The Experiment Containers

The ECs provide suitable interfaces for the scientists to accommodate their individual samples together with the Experiment Unique Equipment (EUE), which is placed inside the EC and is needed in addition to the services provided on the rotor for all ECs together. The EUE can be fixed mechanically to the baseplate of the EC and may be provided with water and gas exchange through openings in the baseplate, while processed on the rotor.

Figure 4

The EC consists of a baseplate and a cover with dimensions 60 x 60 x 160 mm³. Placing the EC on the rotor automatically connects it to the gas and water supply system of EMCS, and provides electrical power as well as data connections. The EC has the following specifications:

• Power: + 12 V DC, -12 V, DC, +5 V DC, max. continuous power per EC 1 W
• 5 analog out channels (1 of those assigned to built-in pressure sensor, 2 others assigned for an optional RH/T sensor, 2 optional)
• 4 digital lines (I/O)
• RS-485 interface
• Rotor-based pulsed water supply through internal filters (0.2 µm pore size)
• Built-in pressure sensor
• Separate RH/T sensor, to be connected at the EC internal connector
• EC Internal cameras for 2 positions

In order to provide a vital environment for biological samples and to enable observation of the samples, the EMCS is equipped with an illumination system. Through a transparent cover, each EC can be illuminated by the rotor based LED panel, on which illumination is oriented in the g-vector direction.
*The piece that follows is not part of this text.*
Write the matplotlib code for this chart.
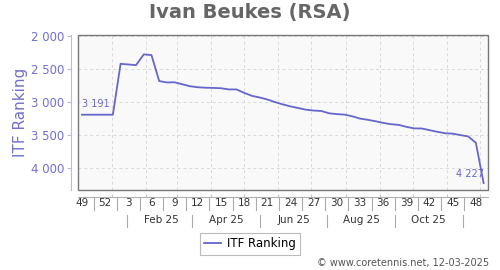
import numpy as np
import matplotlib
matplotlib.use('Agg')
import matplotlib.pyplot as plt
import matplotlib.dates as mdates
import matplotlib.transforms as mtransforms
from matplotlib.patches import Rectangle
import datetime as dt

# weekly ranking (points on Thursdays, starting ISO week 49 of 2024)
start = dt.date(2024, 12, 5)
ranking = [3191, 3191, 3191, 3191, 3191, 2420, 2430, 2440, 2277, 2288,
           2682, 2702, 2700, 2730, 2760, 2775, 2782, 2785, 2790, 2808,
           2808, 2860, 2905, 2930, 2960, 3000, 3035, 3065, 3090, 3115,
           3128, 3135, 3170, 3182, 3190, 3215, 3250, 3268, 3290, 3315,
           3335, 3345, 3375, 3398, 3400, 3425, 3450, 3472, 3478, 3500,
           3520, 3616, 4227]
week_labels = ['49', '52', '3', '6', '9', '12', '15', '18', '21', '24',
               '27', '30', '33', '36', '39', '42', '45', '48']
month_labels = ['Feb 25', 'Apr 25', 'Jun 25', 'Aug 25', 'Oct 25']
yticks = [2000, 2500, 3000, 3500, 4000]

dates = [start + dt.timedelta(days=7 * i) for i in range(len(ranking))]
x = mdates.date2num(dates)

BLUE = '#6666cc'
AXBLUE = '#7070d2'
GRAY = '#777777'

fig = plt.figure(figsize=(5, 2.7), dpi=100)
ax = fig.add_axes([0.156, 0.296, 0.82, 0.574])
ax.set_facecolor('#f9f9f9')

ax.plot(x, ranking, color=BLUE, lw=1.3, label='ITF Ranking', zorder=3)

x0 = mdates.date2num(start)
ax.set_xlim(x0 - 3.6, x0 + 368)
ax.set_ylim(4333, 1985)

# grid: months vertically, ranks horizontally
months = [mdates.date2num(dt.date(2025, m, 1)) for m in range(1, 13)]
for m in months:
    ax.axvline(m, color='#d8d8d8', lw=0.7, ls=(0, (3, 3)), zorder=1)
for v in yticks:
    ax.axhline(v, color='#d8d8d8', lw=0.7, ls=(0, (3, 3)), zorder=1)

# frame
ax.add_patch(Rectangle((0, 0), 1, 1, transform=ax.transAxes, fill=False,
                       edgecolor=GRAY, lw=1.0, clip_on=False, zorder=4))
for s in ['top', 'right']:
    ax.spines[s].set_visible(False)
ax.spines['left'].set_position(('outward', 5))
ax.spines['left'].set_color('#b8b8ea')
ax.spines['bottom'].set_position(('outward', 5))
ax.spines['bottom'].set_color('#b0b0b0')

# y axis
ax.set_yticks(yticks)
ax.set_yticklabels([f'{v:,}'.replace(',', ' ') for v in yticks])
ax.tick_params(axis='y', length=3, width=0.8, color='#b8b8ea', pad=2,
               labelsize=8.5, labelcolor=AXBLUE)
ax.set_ylabel('ITF Ranking', color=AXBLUE, fontsize=11, labelpad=2)

# x axis: month ticks, week labels as text
ax.set_xticks(months)
ax.set_xticklabels([])
ax.tick_params(axis='x', length=2, color='#c8c8c8', direction='in')

trans = mtransforms.blended_transform_factory(ax.transData, ax.transAxes)
week_x = x[::3]
for wx, lab in zip(week_x, week_labels):
    ax.text(wx, -0.085, lab, transform=trans, ha='center', va='center',
            fontsize=7.5, color='#333333')
for wx in week_x[:-1] + 10.5:
    ax.plot([wx, wx], [-0.045, -0.13], transform=trans, color='#aaaaaa',
            lw=0.8, clip_on=False)

even_mid = [mdates.date2num(dt.date(2025, m, 15)) for m in (2, 4, 6, 8, 10)]
odd_mid = [mdates.date2num(dt.date(2025, m, 15)) for m in (1, 3, 5, 7, 9, 11)]
for mx, lab in zip(even_mid, month_labels):
    ax.text(mx, -0.195, lab, transform=trans, ha='center', va='center',
            fontsize=7.5, color='#333333')
for mx in odd_mid:
    ax.plot([mx, mx], [-0.16, -0.235], transform=trans, color='#aaaaaa',
            lw=0.8, clip_on=False)

# value labels
ax.annotate(f'{ranking[0]:,}'.replace(',', ' '), (x[0], ranking[0]),
            xytext=(0, 4), textcoords='offset points', ha='left', va='bottom',
            fontsize=7, color=BLUE)
ax.annotate(f'{ranking[-1]:,}'.replace(',', ' '), (x[-1], ranking[-1]),
            xytext=(0, 3), textcoords='offset points', ha='right', va='bottom',
            fontsize=7, color=BLUE)

fig.text(0.5, 0.952, 'Ivan Beukes (RSA)', ha='center', va='center',
         fontsize=14, fontweight='bold', color='#666666')

leg = fig.legend(loc='center', bbox_to_anchor=(0.5, 1 - 244 / 270),
                 fontsize=8.5, frameon=True, fancybox=False, handlelength=1.4,
                 borderpad=0.4, handletextpad=0.5)
leg.get_frame().set_edgecolor('#aaaaaa')
leg.get_frame().set_linewidth(0.8)

fig.text(0.978, 1 - 263 / 270, '\u00a9 www.coretennis.net, 12-03-2025',
         ha='right', va='center', fontsize=7, color='#555555')

fig.savefig('out.png', dpi=100)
Illumination will be provided in the visible range to simulate daylight illumination and in the IR range to allow observation in the night modus. The following options exist:

• Full white illumination: >75 W/m2 in the range 400-700 nm with a peak at 468 nm and in the red range (see below)
• Reduced white illumination: about 50 W/m2
• IR illumination: 935 nm

Figure 5 shows the layout of the LED array. To stay in the visible light range, most diodes are white. However, six diodes are red in order to improve the emitted spectral distribution in the red range (650 nm).

Additionally the video camera provides camera IR illumination. This illumination is oriented in the camera observation direction (towards the top side of the EC cover, perpendicular to the g-vector).